9. COMMITMENTS AND CONTINGENCIES

No material claims have been filed against the Company or are outstanding as of December 31, 2021, and as of June 30, 2022.

The Company may become a party to various legal proceedings generally incidental to its business and is subject to a variety of environmental and pollution control laws and regulations. As is the case with other companies in similar industries, the Company faces exposure from actual or potential claims and legal proceedings. Although the ultimate disposition of legal proceedings cannot be predicted with certainty, it is the opinion of the Company's management that the outcome of any claim which might be pending or threatened, either individually or on a combined basis, will not have a materially adverse effect on the financial position of the Company, but could materially affect the Company's results of operations in a given year.

10. SUBSEQUENT EVENTS


On July 15, 2022, the Company delivered the vessel Nordic Moon to its new owners.
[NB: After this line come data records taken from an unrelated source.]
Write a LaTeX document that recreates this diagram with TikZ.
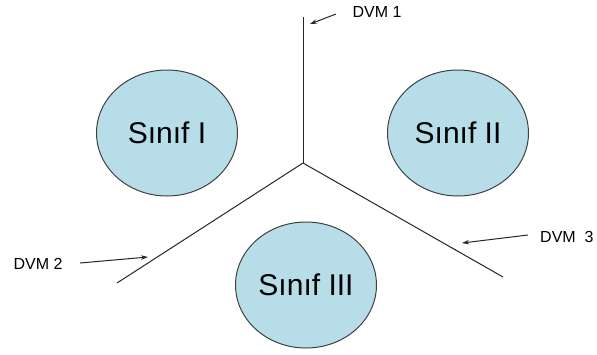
\documentclass[tikz,border=0pt]{standalone}
\usepackage{fontspec}
\setmainfont{Liberation Sans}
\usetikzlibrary{shapes.geometric,arrows.meta}

\definecolor{classfill}{HTML}{B7DEE8}
\definecolor{classline}{HTML}{404040}

\tikzset{
  classnode/.style={ellipse, draw=classline, line width=1pt, fill=classfill,
    minimum width=141pt, minimum height=126pt, inner sep=0pt,
    font=\fontsize{30}{36}\selectfont},
  divider/.style={draw=black!85, line width=1pt},
  pointer/.style={draw=black!85, line width=1pt, -{Stealth[length=7pt,width=4.5pt]}},
  tag/.style={inner sep=0pt, font=\fontsize{16}{19}\selectfont}
}

\begin{document}
\begin{tikzpicture}[x=1pt, y=-1pt]
  \useasboundingbox (0,0) rectangle (597,354);

  % class regions
  \node[classnode] (c1) at (167,133) {Sınıf I};
  \node[classnode] (c2) at (458,133) {Sınıf II};
  \node[classnode] (c3) at (306,285) {Sınıf III};

  % separating lines meeting at a common point
  \coordinate (hub) at (303,163);
  \coordinate (top) at (303,17);
  \coordinate (lowleft) at (117,283);
  \coordinate (lowright) at (503,277);
  \draw[divider] (top) -- (hub);
  \draw[divider] (hub) -- (lowleft);
  \draw[divider] (hub) -- (lowright);

  % labels
  \node[tag] (d1) at (377,12) {DVM 1};
  \node[tag] (d2) at (38,264) {DVM 2};
  \node[tag, anchor=west] (d3) at (540,237) {DVM\ \ 3};

  % pointers from labels to the lines
  \coordinate (t1) at (336,14);  \coordinate (h1) at (310,24);
  \coordinate (t2) at (80,263);  \coordinate (h2) at (148,257);
  \coordinate (t3) at (528,235); \coordinate (h3) at (462,243);
  \draw[pointer] (t1) -- (h1);
  \draw[pointer] (t2) -- (h2);
  \draw[pointer] (t3) -- (h3);
\end{tikzpicture}
\end{document}
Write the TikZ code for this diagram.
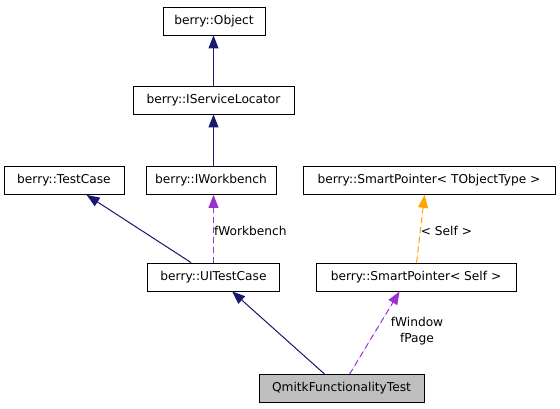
\documentclass[tikz,border=0pt]{standalone}
\usepackage{fontspec}
\setmainfont{DejaVu Sans}
\usetikzlibrary{calc,positioning,arrows.meta}
\definecolor{inhcol}{RGB}{25,25,112}
\definecolor{usecol}{RGB}{154,50,205}
\definecolor{tplcol}{RGB}{255,165,0}
\tikzset{
cls/.style={
  draw,
  minimum height=28pt,
  inner sep=0pt,
  line width=0.8pt,
  font=\fontsize{12.2}{14}\selectfont
  },
clsw/.style={
  cls,
  minimum width=#1
  },
lbl/.style={
  inner sep=0pt,
  align=center,
  font=\fontsize{12.2}{16}\selectfont
  },
edge/.style={
  line width=1pt,
  -{Triangle[length=13pt,width=10pt]}
  },
inh/.style={edge,draw=inhcol,fill=inhcol},
use/.style={edge,draw=usecol,fill=usecol,dash pattern=on 6pt off 4pt},
tpl/.style={edge,draw=tplcol,fill=tplcol,dash pattern=on 6pt off 4pt}
}
\begin{document}
\begin{tikzpicture}[x=1pt,y=-1pt]
            \useasboundingbox (0,0) rectangle (560,408);
            % classes
            \node[clsw=102pt] (obj) at (214,21) {berry::Object};
            \node[clsw=161pt] (isl) at (213.5,100) {berry::IServiceLocator};
            \node[clsw=120pt] (tc) at (64,180.5) {berry::TestCase};
            \node[clsw=130pt] (iwb) at (211,180.5) {berry::IWorkbench};
            \node[clsw=132pt] (uitc) at (213.5,277) {berry::UITestCase};
            \node[clsw=252pt] (spT) at (429,180.5) {berry::SmartPointer< TObjectType >};
            \node[clsw=200pt] (spS) at (416,277) {berry::SmartPointer< Self >};
            \node[clsw=165pt,fill=black!25] (qft) at (341.5,388.5) {QmitkFunctionalityTest};
            % inheritance
            \draw[inh] (isl.north) -- (isl.north |- obj.south);
            \draw[inh] (isl.south |- iwb.north) -- (isl.south);
            \draw[inh] ([xshift=44pt]uitc.north west) -- ([xshift=83pt]tc.south west);
            \draw[inh] ([xshift=66pt]qft.north west) -- ([xshift=85pt]uitc.south west);
            % usage
            \draw[use] (uitc.north) -- (uitc.north |- iwb.south)
                node[lbl,anchor=west,pos=0.47] (lwb) {fWorkbench};
            \draw[use] ([xshift=91pt]qft.north west) -- ([xshift=84pt]spS.south west);
            \node[lbl] (lwin) at (417,331) {fWindow\\fPage};
            % template
            \draw[tpl] ([xshift=101pt]spS.north west) -- ([xshift=122pt]spT.south west)
                node[lbl,anchor=west,pos=0.47] (lself) {< Self >};
        \end{tikzpicture}
\end{document}
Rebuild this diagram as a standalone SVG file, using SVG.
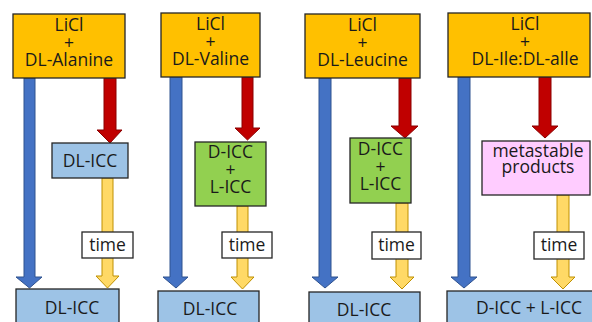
<svg xmlns="http://www.w3.org/2000/svg" width="592" height="322" viewBox="0 0 592 322">
<style>
text{font-family:"Open Sans","Liberation Sans",sans-serif;font-size:17.5px;fill:#1a1a1a;text-anchor:middle}
.top{fill:#FFC000;stroke:#262626;stroke-width:1.3}
.lb{fill:#9DC3E6;stroke:#262626;stroke-width:1.3}
.gr{fill:#92D050;stroke:#262626;stroke-width:1.3}
.pk{fill:#FFCCFF;stroke:#262626;stroke-width:1.3}
.tm{fill:#FFFFFF;stroke:#262626;stroke-width:1.3}
.ab{fill:#4472C4;stroke:#2F528F;stroke-width:1}
.ar{fill:#C00000;stroke:#8B0000;stroke-width:1}
.ay{fill:#FFD966;stroke:#BF9000;stroke-width:1}
</style>
<rect width="592" height="322" fill="#ffffff"/>
<g id="connectors">
<!-- panel 1 -->
<polygon class="ab" points="24,78 35,78 35,277 42,277 29.5,288 16,277 24,277"/>
<polygon class="ar" points="104,78 116,78 116,130 122,130 110,143 97,130 104,130"/>
<polygon class="ay" points="102,178 113,178 113,276 119,276 107.5,288 96,276 102,276"/>
<!-- panel 2 -->
<polygon class="ab" points="170,77 182,77 182,277 188,277 176,288 163,277 170,277"/>
<polygon class="ar" points="242,77 253,77 253,128 260,128 247.5,140 235,128 242,128"/>
<polygon class="ay" points="237,206 248,206 248,277 254,277 242.5,289 231,277 237,277"/>
<!-- panel 3 -->
<polygon class="ab" points="319,78 331,78 331,277 338,277 325,288 312,277 319,277"/>
<polygon class="ar" points="399,78 411,78 411,126 418,126 405,138 391,126 399,126"/>
<polygon class="ay" points="396,203 408,203 408,277 414,277 402,289 390,277 396,277"/>
<!-- panel 4 -->
<polygon class="ab" points="458,77 470,77 470,277 477,277 464,288 451,277 458,277"/>
<polygon class="ar" points="539,77 551,77 551,126 558,126 545,138 532,126 539,126"/>
<polygon class="ay" points="557,195 569,195 569,277 575,277 563,289 551,277 557,277"/>
</g>
<g id="p1-top"><rect class="top" x="13" y="14" width="112" height="64"/>
<text x="69" y="31">LiCl</text><text x="69" y="48.5">+</text><text x="69" y="66">DL-Alanine</text></g>
<g id="p1-mid"><rect class="lb" x="52" y="143" width="76" height="35"/><text x="90" y="167">DL-ICC</text></g>
<g id="p1-time"><rect class="tm" x="82" y="232" width="51" height="26"/><text x="107.5" y="251">time</text></g>
<g id="p1-bot"><rect class="lb" x="16" y="289" width="103" height="40"/><text x="72" y="314">DL-ICC</text></g>

<g id="p2-top"><rect class="top" x="161" y="13" width="99" height="64"/>
<text x="210.5" y="30">LiCl</text><text x="210.5" y="47.5">+</text><text x="210.5" y="65">DL-Valine</text></g>
<g id="p2-mid"><rect class="gr" x="195" y="142" width="71" height="64"/>
<text x="230.5" y="158">D-ICC</text><text x="230.5" y="175.5">+</text><text x="230.5" y="193">L-ICC</text></g>
<g id="p2-time"><rect class="tm" x="222" y="232" width="50" height="26"/><text x="247" y="251">time</text></g>
<g id="p2-bot"><rect class="lb" x="158" y="291" width="101" height="40"/><text x="210" y="315">DL-ICC</text></g>

<g id="p3-top"><rect class="top" x="305" y="14" width="115" height="64"/>
<text x="362.5" y="31">LiCl</text><text x="362.5" y="48.5">+</text><text x="362.5" y="66">DL-Leucine</text></g>
<g id="p3-mid"><rect class="gr" x="350" y="138" width="61" height="65"/>
<text x="380.5" y="155">D-ICC</text><text x="380.5" y="172.5">+</text><text x="380.5" y="190">L-ICC</text></g>
<g id="p3-time"><rect class="tm" x="372" y="232" width="49" height="27"/><text x="396.5" y="251">time</text></g>
<g id="p3-bot"><rect class="lb" x="309" y="292" width="111" height="40"/><text x="364" y="316">DL-ICC</text></g>

<g id="p4-top"><rect class="top" x="448" y="13" width="142" height="64"/>
<text x="525" y="30">LiCl</text><text x="525" y="47.5">+</text><text x="525" y="65">DL-Ile:DL-alle</text></g>
<g id="p4-mid"><rect class="pk" x="482" y="141" width="108" height="54"/>
<text x="538" y="157">metastable</text><text x="538" y="173">products</text></g>
<g id="p4-time"><rect class="tm" x="534" y="232" width="50" height="27"/><text x="559" y="251">time</text></g>
<g id="p4-bot"><rect class="lb" x="447" y="291" width="150" height="40"/><text x="529" y="314">D-ICC + L-ICC</text></g>
</svg>
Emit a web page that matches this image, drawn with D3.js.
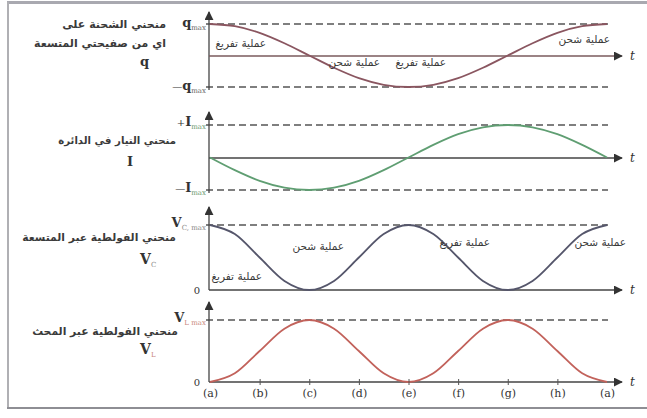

In relation to this disposal, the Company repaid $15.8 million of associated borrowings.



On August 30, 2022, the Company declared a dividend of $0.03 cent per share in respect of the results for the second quarter of 2022, which is payable on October 12, 2022.


On September 29, 2022, the Company announced the sale of a Suezmax tanker built in 2003. The vessel will be delivered to its new owner in the fourth quarter of 2022.